**Required task**
Return each line that holds the word "this".

**Dataset**
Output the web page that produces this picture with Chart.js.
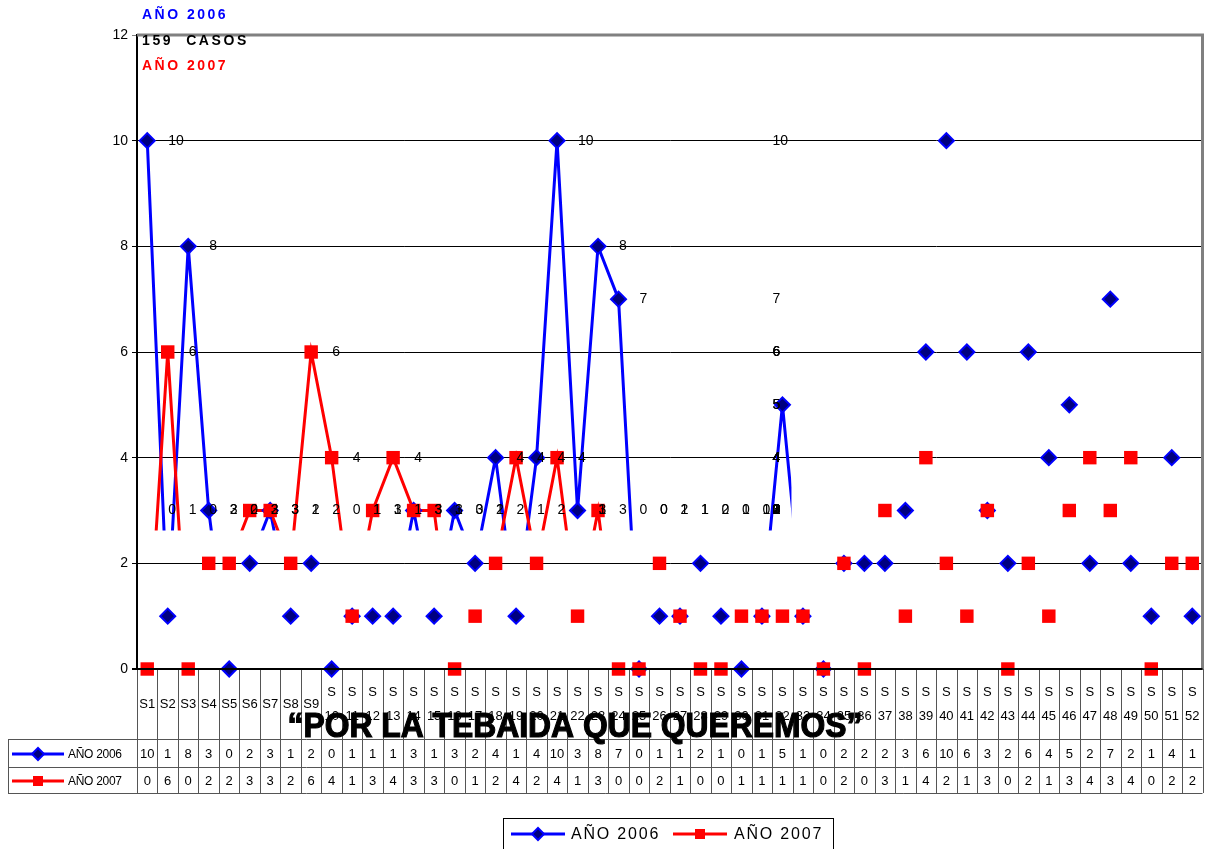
<!DOCTYPE html>
<html>
<head>
<meta charset="utf-8">
<title>Casos 2006 - 2007</title>
<script src="https://cdn.jsdelivr.net/npm/chart.js@4/dist/chart.umd.min.js"></script>
<style>
body { margin: 0; background: #fff; }
canvas { display: block; }
</style>
</head>
<body>
<canvas id="grafica" width="1212" height="849"></canvas>
<script>
// Datos
const semanas = ['S1','S2','S3','S4','S5','S6','S7','S8','S9','S10','S11','S12','S13',
  'S14','S15','S16','S17','S18','S19','S20','S21','S22','S23','S24','S25','S26',
  'S27','S28','S29','S30','S31','S32','S33','S34','S35','S36','S37','S38','S39',
  'S40','S41','S42','S43','S44','S45','S46','S47','S48','S49','S50','S51','S52'];

const anio2006 = [10,1,8,3,0,2,3,1,2,0,1,1,1,3,1,3,2,4,1,4,10,3,8,7,0,1,
  1,2,1,0,1,5,1,0,2,2,2,3,6,10,6,3,2,6,4,5,2,7,2,1,4,1];

const anio2007 = [0,6,0,2,2,3,3,2,6,4,1,3,4,3,3,0,1,2,4,2,4,1,3,0,0,2,
  1,0,0,1,1,1,1,0,2,0,3,1,4,2,1,3,0,2,1,3,4,3,4,0,2,2];

const nombres = ['AÑO 2006', 'AÑO 2007'];
const colores = ['#0000ff', '#ff0000'];
const totalCasos = '159  CASOS';
const titulo = '“POR LA TEBAIDA QUE QUEREMOS”';

const FUENTE = '"Liberation Sans", Arial, sans-serif';

// Marcador para leyenda y tabla
function marcador(ctx, serie, x, y) {
  ctx.save();
  if (serie === 0) {
    ctx.beginPath();
    ctx.moveTo(x - 6, y); ctx.lineTo(x, y - 6); ctx.lineTo(x + 6, y); ctx.lineTo(x, y + 6);
    ctx.closePath();
    ctx.fillStyle = '#000080';
    ctx.fill();
    ctx.lineWidth = 2;
    ctx.strokeStyle = '#0000ff';
    ctx.stroke();
  } else {
    ctx.fillStyle = '#ff0000';
    ctx.fillRect(x - 5, y - 5, 10, 10);
  }
  ctx.restore();
}

function iconoSerie(ctx, serie, x1, x2, y) {
  ctx.save();
  ctx.strokeStyle = colores[serie];
  ctx.lineWidth = 3;
  ctx.beginPath(); ctx.moveTo(x1, y); ctx.lineTo(x2, y); ctx.stroke();
  ctx.restore();
  marcador(ctx, serie, (x1 + x2) / 2, y);
}

// Las lineas solo se ven en parte (como en el original)
const recorte = {
  id: 'recorte',
  beforeDatasetDraw(chart, args) {
    if (!chart.data.datasets[args.index].recortar) return;
    const ctx = chart.ctx;
    const { left, top } = chart.chartArea;
    const der = chart.scales.x.getPixelForValue(31) + 9;
    const abajo = chart.scales.y.getPixelForValue(2.62);
    ctx.save();
    ctx.beginPath();
    ctx.rect(left, top - 10, der - left, abajo - top + 10);
    ctx.clip();
  },
  afterDatasetDraw(chart, args) {
    if (!chart.data.datasets[args.index].recortar) return;
    chart.ctx.restore();
  }
};

// Etiquetas de valores
const etiquetas = {
  id: 'etiquetas',
  afterDatasetsDraw(chart) {
    const ctx = chart.ctx;
    const x = chart.scales.x, y = chart.scales.y;
    const maxX = x.getPixelForValue(31) - 10;
    ctx.save();
    ctx.font = '14px ' + FUENTE;
    ctx.fillStyle = '#000';
    ctx.textAlign = 'left';
    ctx.textBaseline = 'middle';
    [anio2006, anio2007].forEach(serie => {
      serie.forEach((v, i) => {
        const px = Math.min(x.getPixelForValue(i) + 21, maxX);
        ctx.fillText(String(v), px, y.getPixelForValue(Math.max(v, 3)));
      });
    });
    ctx.restore();
  }
};

// Tabla de datos, titulos y leyenda
const extras = {
  id: 'extras',
  afterDraw(chart) {
    const ctx = chart.ctx;
    const area = chart.chartArea;
    const x = chart.scales.x;
    const ancho = (area.right - area.left) / semanas.length;
    const t0 = area.bottom, t1 = 739, t2 = 767, t3 = 793;

    ctx.save();
    // borde gris del area
    ctx.strokeStyle = '#808080';
    ctx.lineWidth = 3;
    ctx.beginPath();
    ctx.moveTo(area.left, area.top); ctx.lineTo(area.right, area.top);
    ctx.lineTo(area.right, area.bottom);
    ctx.stroke();

    // lineas de la tabla
    ctx.lineWidth = 1;
    ctx.strokeStyle = '#555';
    for (let k = 0; k <= semanas.length; k++) {
      const lx = Math.round(area.left + k * ancho) + 0.5;
      ctx.beginPath(); ctx.moveTo(lx, t0); ctx.lineTo(lx, t3); ctx.stroke();
    }
    [t1, t2, t3].forEach(ty => {
      ctx.beginPath(); ctx.moveTo(8, ty + 0.5); ctx.lineTo(area.right, ty + 0.5); ctx.stroke();
    });
    ctx.beginPath(); ctx.moveTo(8.5, t1); ctx.lineTo(8.5, t3); ctx.stroke();

    // eje x
    ctx.strokeStyle = '#000';
    ctx.lineWidth = 2;
    ctx.beginPath(); ctx.moveTo(area.left - 5, t0); ctx.lineTo(area.right, t0); ctx.stroke();

    // encabezados y valores
    ctx.fillStyle = '#000';
    ctx.textAlign = 'center';
    ctx.textBaseline = 'middle';
    ctx.font = '13px ' + FUENTE;
    semanas.forEach((s, i) => {
      const cx = x.getPixelForValue(i);
      if (s.length <= 2) {
        ctx.fillText(s, cx, 704);
      } else {
        ctx.fillText('S', cx, 692);
        ctx.fillText(s.slice(1), cx, 716);
      }
      ctx.fillText(String(anio2006[i]), cx, (t1 + t2) / 2 + 1);
      ctx.fillText(String(anio2007[i]), cx, (t2 + t3) / 2 + 1);
    });

    // nombres de filas
    ctx.textAlign = 'left';
    ctx.font = '12px ' + FUENTE;
    ctx.letterSpacing = '-0.3px';
    [[t1, t2], [t2, t3]].forEach((f, s) => {
      const cy = (f[0] + f[1]) / 2 + 1;
      iconoSerie(ctx, s, 12, 64, cy);
      ctx.fillStyle = '#000';
      ctx.fillText(nombres[s], 68, cy + 1);
    });
    ctx.letterSpacing = '0px';

    // titulo grande
    ctx.font = 'bold 35px ' + FUENTE;
    ctx.textBaseline = 'alphabetic';
    ctx.textAlign = 'center';
    const w = ctx.measureText(titulo).width;
    ctx.save();
    ctx.translate(575, 737);
    ctx.scale(575 / w, 1);
    ctx.fillText(titulo, 0, 0);
    ctx.lineWidth = 1.2;
    ctx.strokeStyle = '#000';
    ctx.strokeText(titulo, 0, 0);
    ctx.restore();

    // textos arriba a la izquierda
    ctx.textAlign = 'left';
    ctx.textBaseline = 'middle';
    ctx.font = 'bold 14px ' + FUENTE;
    ctx.letterSpacing = '2.5px';
    ctx.fillStyle = colores[0];
    ctx.fillText(nombres[0], 142, 15);
    ctx.fillStyle = '#000';
    ctx.letterSpacing = '2.6px';
    ctx.fillText(totalCasos, 142, 41);
    ctx.letterSpacing = '2.5px';
    ctx.fillStyle = colores[1];
    ctx.fillText(nombres[1], 142, 66);

    // leyenda
    ctx.letterSpacing = '1.8px';
    ctx.font = '16px ' + FUENTE;
    ctx.strokeStyle = '#000';
    ctx.lineWidth = 1;
    ctx.strokeRect(503.5, 818.5, 330, 40);
    iconoSerie(ctx, 0, 511, 565, 834);
    ctx.fillStyle = '#000';
    ctx.fillText(nombres[0], 571, 835);
    iconoSerie(ctx, 1, 673, 727, 834);
    ctx.fillStyle = '#000';
    ctx.fillText(nombres[1], 734, 835);
    ctx.letterSpacing = '0px';
    ctx.restore();
  }
};

new Chart(document.getElementById('grafica'), {
  type: 'line',
  data: {
    labels: semanas,
    datasets: [
      {
        label: nombres[0] + ' linea', data: anio2006, recortar: true,
        borderColor: colores[0], borderWidth: 3, pointRadius: 0, fill: false,
        tension: 0, order: 3
      },
      {
        label: nombres[1] + ' linea', data: anio2007, recortar: true,
        borderColor: colores[1], borderWidth: 3, pointRadius: 0, fill: false,
        tension: 0, order: 2
      },
      {
        label: nombres[0], data: anio2006, showLine: false,
        pointStyle: 'rectRot', pointRadius: 7.5, pointBackgroundColor: '#000080',
        pointBorderColor: colores[0], pointBorderWidth: 2, clip: false, order: 1
      },
      {
        label: nombres[1], data: anio2007, showLine: false,
        pointStyle: 'rect', pointRadius: 9.5, pointBackgroundColor: colores[1],
        pointBorderColor: colores[1], pointBorderWidth: 0, clip: false, order: 0
      }
    ]
  },
  options: {
    responsive: false,
    animation: false,
    layout: { padding: { left: 0, top: 35, right: 5, bottom: 180 } },
    plugins: {
      legend: { display: false },
      tooltip: { enabled: false }
    },
    scales: {
      x: { display: false, offset: true },
      y: {
        min: 0, max: 12,
        afterFit: s => { s.width = 137; },
        border: { color: '#000', width: 2 },
        grid: {
          color: c => (c.tick && c.tick.value === 12) ? '#808080' : '#000',
          lineWidth: 1, tickLength: 5
        },
        ticks: { stepSize: 2, color: '#000', padding: 4, font: { family: FUENTE, size: 14 } }
      }
    }
  },
  plugins: [recorte, etiquetas, extras]
});
</script>
</body>
</html>
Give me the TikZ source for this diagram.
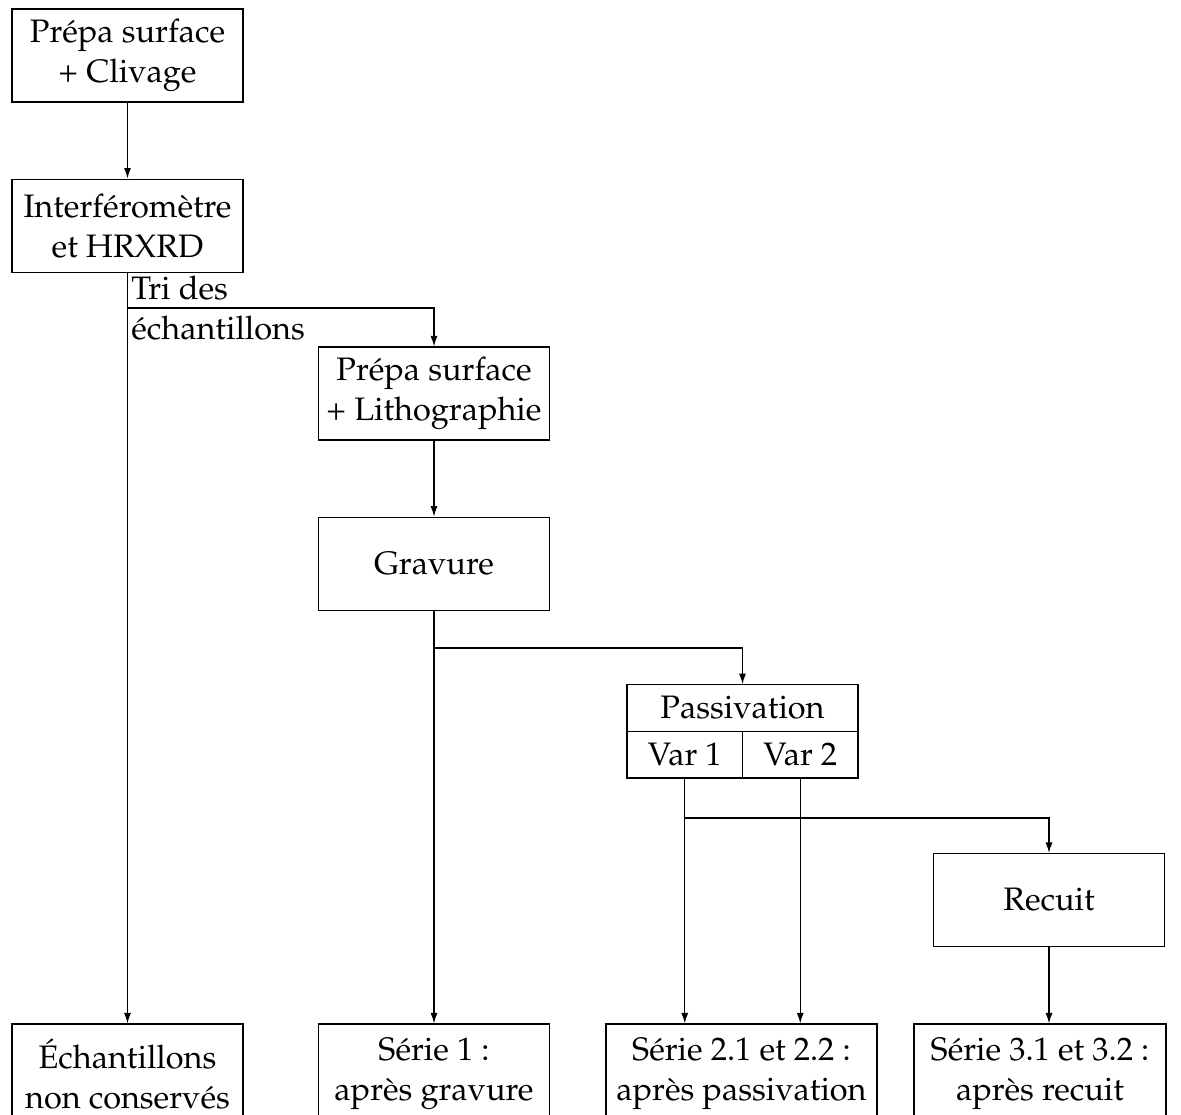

**Final result**
Output the web page that produces this picture with Chart.js.
Give me the TikZ source for this diagram.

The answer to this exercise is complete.